Isi Artikel |
Opini: Optimisme RAPBN 2017
DI tengah situasi dunia yang belum membaik, pemerintah menargetkan pertumbuhan ekonomi 2017 yang cukup tinggi, yakni 5,3 persen, sama seperti tahun ini. Padahal pendapatan dan belanja yang diusulkan malah lebih rendah dibanding dalam Anggaran Pendapatan dan Belanja Negara (APBN) 2016.

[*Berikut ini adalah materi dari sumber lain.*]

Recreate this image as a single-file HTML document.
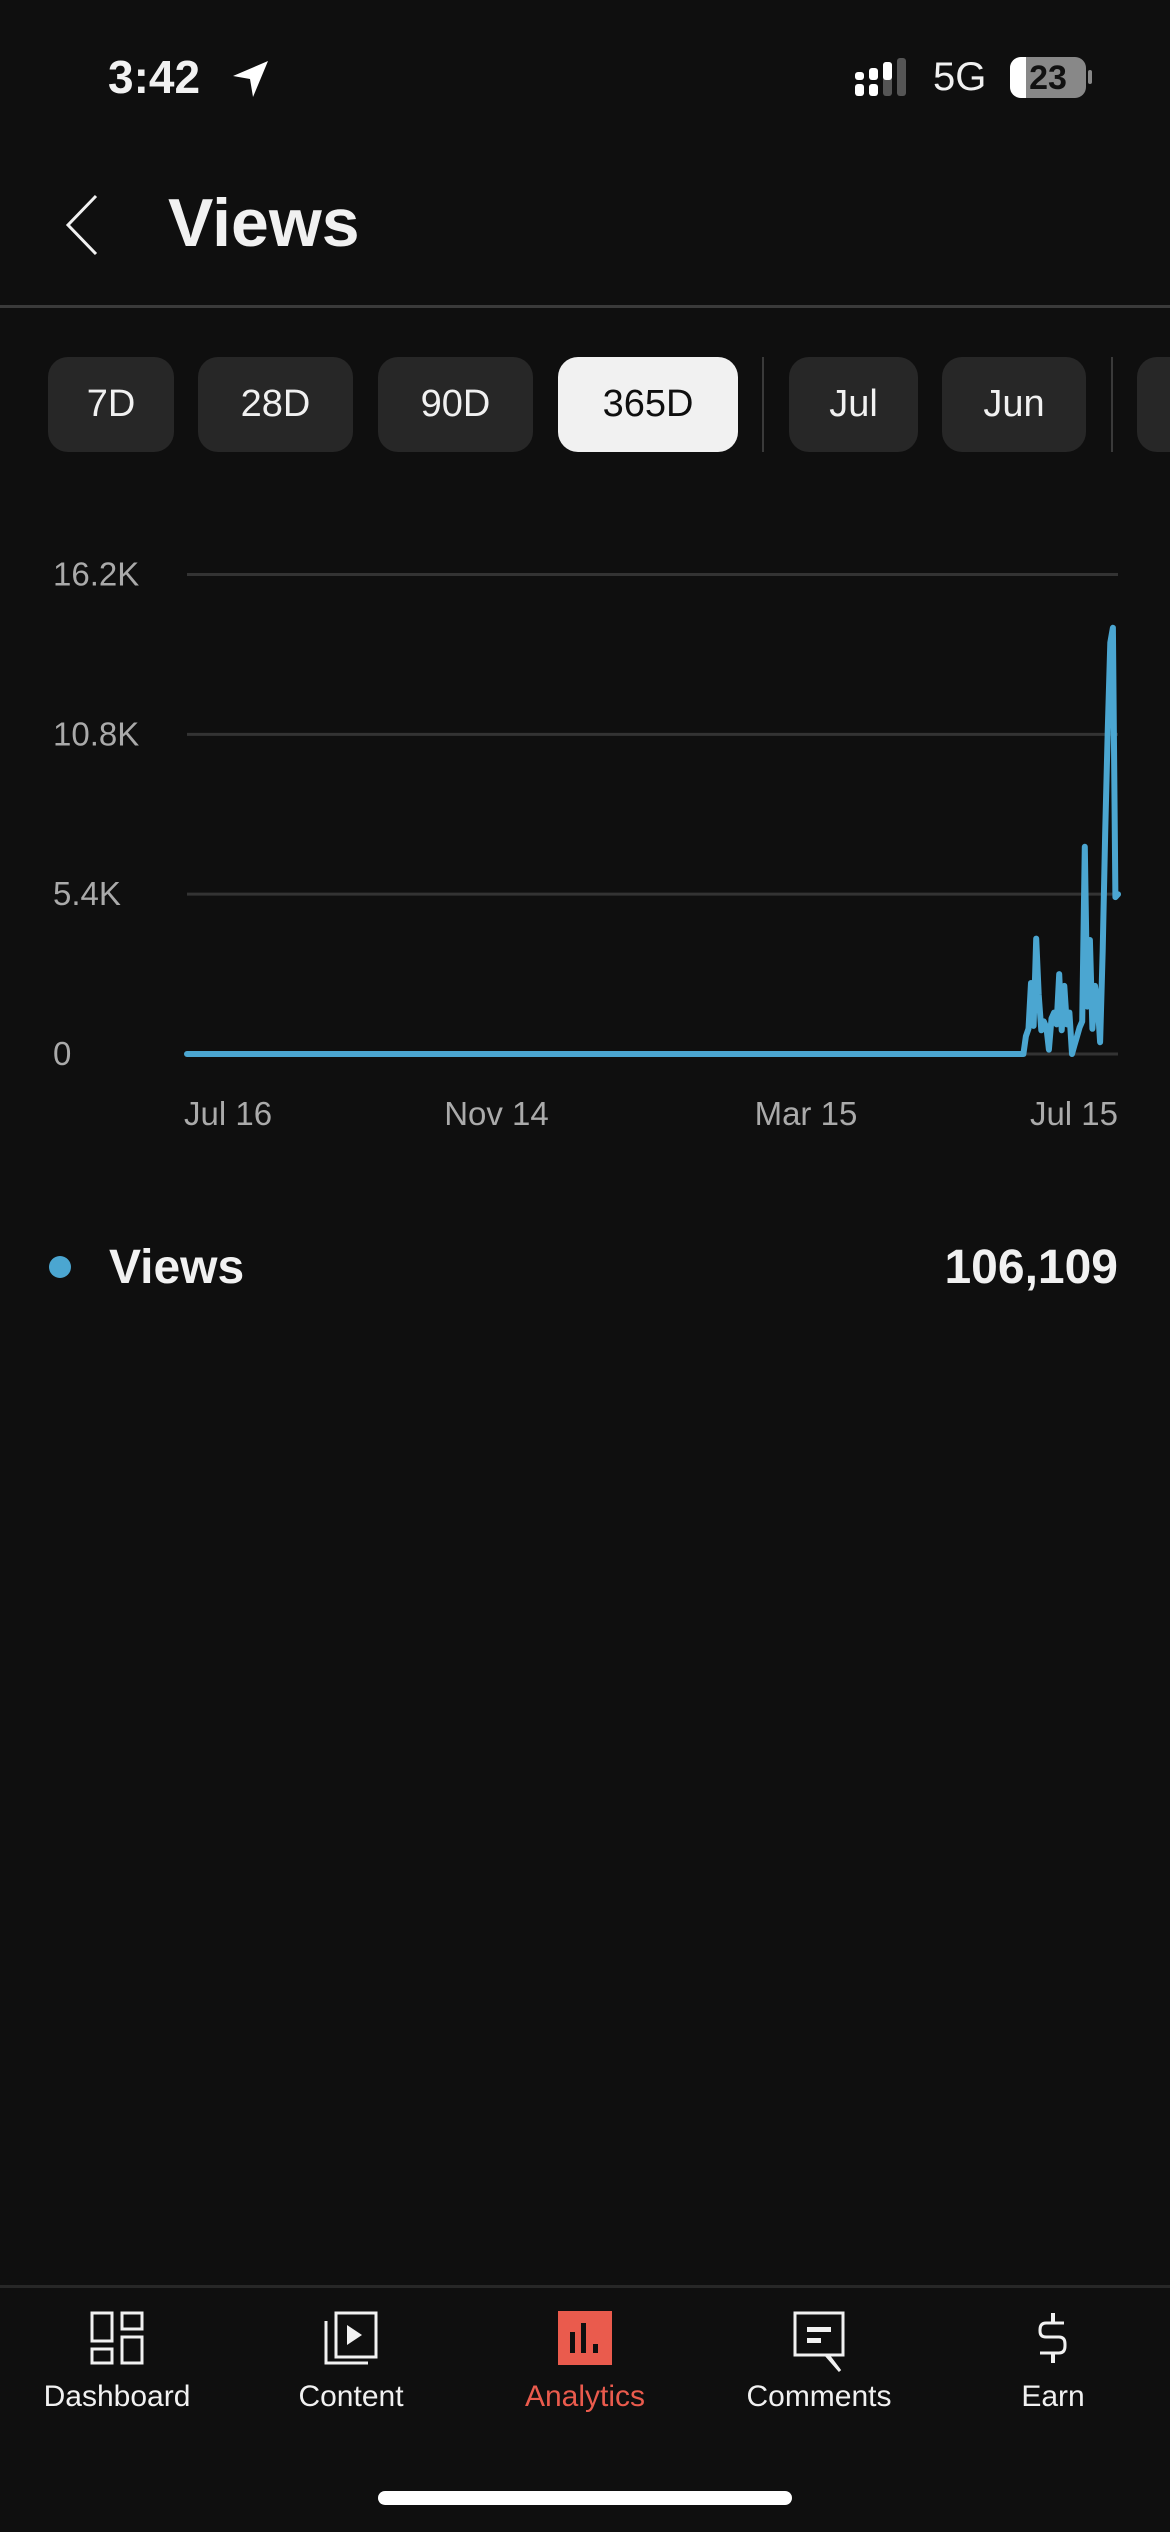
<!DOCTYPE html>
<html><head><meta charset="utf-8"><style>
html,body{margin:0;padding:0;background:#0f0f0f;}
body{width:1170px;height:2532px;position:relative;overflow:hidden;font-family:"Liberation Sans",sans-serif;color:#f1f1f1;}
.abs{position:absolute;}
.chip{position:absolute;top:357px;height:95px;border-radius:20px;background:#272727;color:#f1f1f1;font-size:38px;display:flex;align-items:center;justify-content:center;}
.sep{position:absolute;top:357px;width:2px;height:95px;background:#3a3a3a;}
.nav{position:absolute;top:2280px;width:234px;height:150px;text-align:center;}
.nav svg{position:absolute;left:50%;top:31px;transform:translateX(-50%);}
.nav span{position:absolute;left:0;right:0;top:100px;font-size:30px;}
</style></head><body>
<div class="abs" style="left:108px;top:50px;font-size:46px;font-weight:bold;">3:42</div>
<svg class="abs" style="left:230px;top:58px" width="42" height="42" viewBox="0 0 42 42"><path d="M38 3 L3 18 L20 21 L23 39 Z" fill="#fff"/></svg>
<svg class="abs" style="left:855px;top:58px" width="56" height="40"><rect x="0" y="14" width="9" height="8" rx="3" fill="#fff"/><rect x="0" y="26" width="9" height="12" rx="3" fill="#fff"/><rect x="14" y="10" width="9" height="12" rx="3" fill="#fff"/><rect x="14" y="26" width="9" height="12" rx="3" fill="#fff"/><rect x="28" y="4" width="9" height="34" rx="3" fill="#555"/><rect x="28" y="4" width="9" height="18" rx="3" fill="#fff"/><rect x="42" y="0" width="9" height="38" rx="3" fill="#555"/></svg>
<div class="abs" style="left:933px;top:55px;font-size:40px;">5G</div>
<div class="abs" style="left:1010px;top:57px;width:76px;height:41px;border-radius:11px;background:#888;overflow:hidden;"><div style="position:absolute;left:0;top:0;width:16px;height:41px;background:#fff;"></div><div style="position:absolute;left:0;right:0;top:2px;text-align:center;font-size:34px;font-weight:bold;color:#111;">23</div></div>
<div class="abs" style="left:1088px;top:70px;width:4px;height:14px;background:#888;border-radius:2px;"></div>

<svg class="abs" style="left:62px;top:194px" width="40" height="62"><polyline points="34,2 6,31 34,60" fill="none" stroke="#f1f1f1" stroke-width="3"/></svg>
<div class="abs" style="left:168px;top:184px;font-size:68px;font-weight:bold;">Views</div>
<div class="abs" style="left:0;top:305px;width:1170px;height:3px;background:#3a3a3a;"></div>

<div class="chip" style="left:48px;width:126px;">7D</div>
<div class="chip" style="left:198px;width:155px;">28D</div>
<div class="chip" style="left:378px;width:155px;">90D</div>
<div class="chip" style="left:558px;width:180px;background:#f1f1f1;color:#0f0f0f;">365D</div>
<div class="sep" style="left:762px;"></div>
<div class="chip" style="left:789px;width:129px;">Jul</div>
<div class="chip" style="left:942px;width:144px;">Jun</div>
<div class="sep" style="left:1111px;"></div>
<div class="chip" style="left:1137px;width:33px;border-radius:20px 0 0 20px;"></div>

<svg class="abs" id="chart" style="left:0;top:540px" width="1170" height="600"></svg>

<div class="abs" style="left:49px;top:1256px;width:22px;height:22px;border-radius:50%;background:#4ba6d1;"></div>
<div class="abs" style="left:109px;top:1240px;font-size:48px;font-weight:bold;">Views</div>
<div class="abs" style="right:52px;top:1240px;font-size:48px;font-weight:bold;">106,109</div>

<div class="abs" style="left:0;top:2285px;width:1170px;height:3px;background:#272727;"></div>
<div class="nav" style="left:0;"><svg width="54" height="54"><rect x="2" y="2" width="20" height="28" fill="none" stroke="#f1f1f1" stroke-width="3"/><rect x="32" y="2" width="20" height="16" fill="none" stroke="#f1f1f1" stroke-width="3"/><rect x="2" y="38" width="20" height="14" fill="none" stroke="#f1f1f1" stroke-width="3"/><rect x="32" y="26" width="20" height="26" fill="none" stroke="#f1f1f1" stroke-width="3"/></svg><span>Dashboard</span></div>
<div class="nav" style="left:234px;"><svg width="54" height="54"><rect x="12" y="2" width="40" height="44" fill="none" stroke="#f1f1f1" stroke-width="3"/><polyline points="2,10 2,52 44,52" fill="none" stroke="#f1f1f1" stroke-width="3"/><path d="M23 14 L38 24 L23 34 Z" fill="#f1f1f1"/></svg><span>Content</span></div>
<div class="nav" style="left:468px;"><svg width="54" height="54"><rect x="0" y="0" width="54" height="54" fill="#ea5b4d"/><rect x="12" y="21" width="5" height="21" fill="#0f0f0f"/><rect x="23" y="12" width="5" height="30" fill="#0f0f0f"/><rect x="35" y="33" width="5" height="9" fill="#0f0f0f"/></svg><span style="color:#ea5b4d">Analytics</span></div>
<div class="nav" style="left:702px;"><svg width="54" height="62"><path d="M3 2 H51 V44 H36 L48 60 L34 44 H3 Z" fill="none" stroke="#f1f1f1" stroke-width="3"/><rect x="15" y="16" width="24" height="5" fill="#f1f1f1"/><rect x="15" y="27" width="14" height="5" fill="#f1f1f1"/></svg><span>Comments</span></div>
<div class="nav" style="left:936px;"><svg width="54" height="54"><path d="M38 12 H20 Q14 12 14 19 V20 Q14 26 20 26 H33 Q39 26 39 33 V35 Q39 42 33 42 H14" fill="none" stroke="#f1f1f1" stroke-width="3"/><line x1="27" y1="2" x2="27" y2="12" stroke="#f1f1f1" stroke-width="4"/><line x1="27" y1="42" x2="27" y2="52" stroke="#f1f1f1" stroke-width="4"/></svg><span>Earn</span></div>
<div class="abs" style="left:378px;top:2491px;width:414px;height:14px;border-radius:7px;background:#fff;"></div>

<script>
const yTicks = [0, 5.4, 10.8, 16.2];
const yTickLabels = ["0", "5.4K", "10.8K", "16.2K"];
const xTickDays = [0, 121, 242, 364];
const xTickLabels = ["Jul 16", "Nov 14", "Mar 15", "Jul 15"];
const leadingZeroDays = 327;
const recentViewsK = [0,0.6,0.85,2.4,0.95,3.9,2.0,0.8,1.1,0.9,0.15,1.2,1.4,1.0,2.7,0.8,2.3,1.0,1.4,0,0.3,0.6,0.9,1.1,7.0,1.6,3.85,0.85,2.3,1.8,0.4,3.5,7.5,11,13.9,14.4,5.3,5.4];
const viewsK = new Array(leadingZeroDays).fill(0).concat(recentViewsK);

const svg = document.getElementById('chart');
const NS = 'http://www.w3.org/2000/svg';
const x0 = 187, x1 = 1118, yBase = 514, yTop = 34.5, yMax = 16.2;
const nDays = 365;
function xs(d){ return x0 + d * (x1 - x0) / (nDays - 1); }
function ys(v){ return yBase - v * (yBase - yTop) / yMax; }

yTicks.forEach((t, i) => {
  const l = document.createElementNS(NS, 'line');
  l.setAttribute('x1', x0); l.setAttribute('x2', x1);
  l.setAttribute('y1', ys(t)); l.setAttribute('y2', ys(t));
  l.setAttribute('stroke', '#333'); l.setAttribute('stroke-width', 3);
  
  
  svg.appendChild(l);
  const tx = document.createElementNS(NS, 'text');
  tx.setAttribute('x', 53); tx.setAttribute('y', ys(t) + 11);
  tx.setAttribute('fill', '#aaa'); tx.setAttribute('font-size', 33);
  tx.setAttribute('font-family', 'Liberation Sans, sans-serif');
  tx.textContent = yTickLabels[i];
  
  
  svg.appendChild(tx);
});
xTickDays.forEach((d, i) => {
  const tx = document.createElementNS(NS, 'text');
  let anchor = 'middle', x = xs(d);
  if (i === 0) { anchor = 'start'; x = x0 - 3; }
  if (i === xTickDays.length - 1) { anchor = 'end'; x = x1; }
  tx.setAttribute('x', x); tx.setAttribute('y', 585);
  tx.setAttribute('text-anchor', anchor);
  tx.setAttribute('fill', '#aaa'); tx.setAttribute('font-size', 33);
  tx.setAttribute('font-family', 'Liberation Sans, sans-serif');
  tx.textContent = xTickLabels[i];
  
  
  svg.appendChild(tx);
});
const path = document.createElementNS(NS, 'polyline');
path.setAttribute('points', viewsK.map((v, d) => xs(d).toFixed(1) + ',' + ys(v).toFixed(1)).join(' '));
path.setAttribute('fill', 'none');
path.setAttribute('stroke', '#4ba6d1');
path.setAttribute('stroke-width', 6);
path.setAttribute('stroke-linejoin', 'round');
path.setAttribute('stroke-linecap', 'round');


svg.appendChild(path);
</script>
</body></html>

Dalam pidato kenegaraan tentang nota keuangan dan rancangan APBN 2017 pada 16 Agustus lalu, Presiden Joko Widodo mengusulkan pagu belanja negara tahun 2017 sebesar Rp 2.070,5 triliun. Jumlah tersebut lebih rendah Rp 81,4 triliun dibanding tahun ini. Penerimaan negara pun dipatok turun Rp 84,9 triliun menjadi Rp 1.737,6 triliun. Dan pendapatan pajak ditetapkan Rp 1.495,9 triliun, berkurang Rp 50,8 triliun daripada target APBN Perubahan 2016.
Dengan belanja yang lebih kecil, pemerintah harus bekerja lebih keras untuk mengejar target pertumbuhan. Rencana untuk berfokus pada program-program prioritas sudah tepat. Terutama pembangunan infrastruktur yang berjalan lancar dan merata sepanjang tahun, karena menjadi pilar penting penggerak perekonomian. Jangan sampai proyek infrastruktur tertumpuk di semester terakhir.
Selain itu, penghematan biaya operasional dan belanja barang seperti yang telah diinisiasi Menteri Keuangan Sri Mulyani mesti dipertahankan. Penghematan biaya operasional akan memberikan tambahan ruang fiskal untuk program yang menunjang pertumbuhan.
Sedangkan di sisi pendapatan, pemerintah jangan lalai mengawal target penerimaan pajak. Dengan asumsi harga minyak mentah yang cuma US$ 45 per barel, beban pajak masih sangat berat. Kalau sampai terjadi shortfall penerimaan pajak, keseimbangan neraca APBN akan terancam. Apalagi defisit yang diusulkan sudah cukup tinggi, Rp 332,8 triliun atau 2,41 persen terhadap produk domestik bruto (PDB), lebih besar dibanding patokan defisit tahun 2016 yang hanya 2,35 persen terhadap PDB.
Pemenuhan target pajak tampaknya juga akan bergantung pada program tax amnesty. Demi mendongkrak pendapatan tahun depan, pemerintah harus memastikan amnesti sukses memperluas basis pajak. Lebih bagus lagi kalau program tersebut juga berhasil membawa pulang dana milik orang Indonesia yang selama ini secara diam-diam diparkir di luar negeri.
Dalam sidang Majelis Permusyawaratan Rakyat, Presiden Jokowi mengatakan pemerintah punya senjata lain untuk mendorong pertumbuhan, yakni paket kebijakan ekonomi. Presiden amat yakin 12 paket kebijakan berisi 203 deregulasi yang telah lama digulirkan itu akan menstimulasi perekonomian tahun depan.
Optimisme tersebut sah saja. Cuma, mesti diingat bahwa hingga pertengahan tahun ini paket deregulasi belum mampu mengangkat perekonomian nasional secara substansial. Antara lain lantaran menteri-menteri perekonomian tidak kompak dan banyak kebijakan yang tersendat dalam realisasinya. Nah, masalah dalam realisasi paket kebijakan ekonomi ini perlu segera diperbaiki, agar deregulasi membawa dampak yang baik bagi pertumbuhan.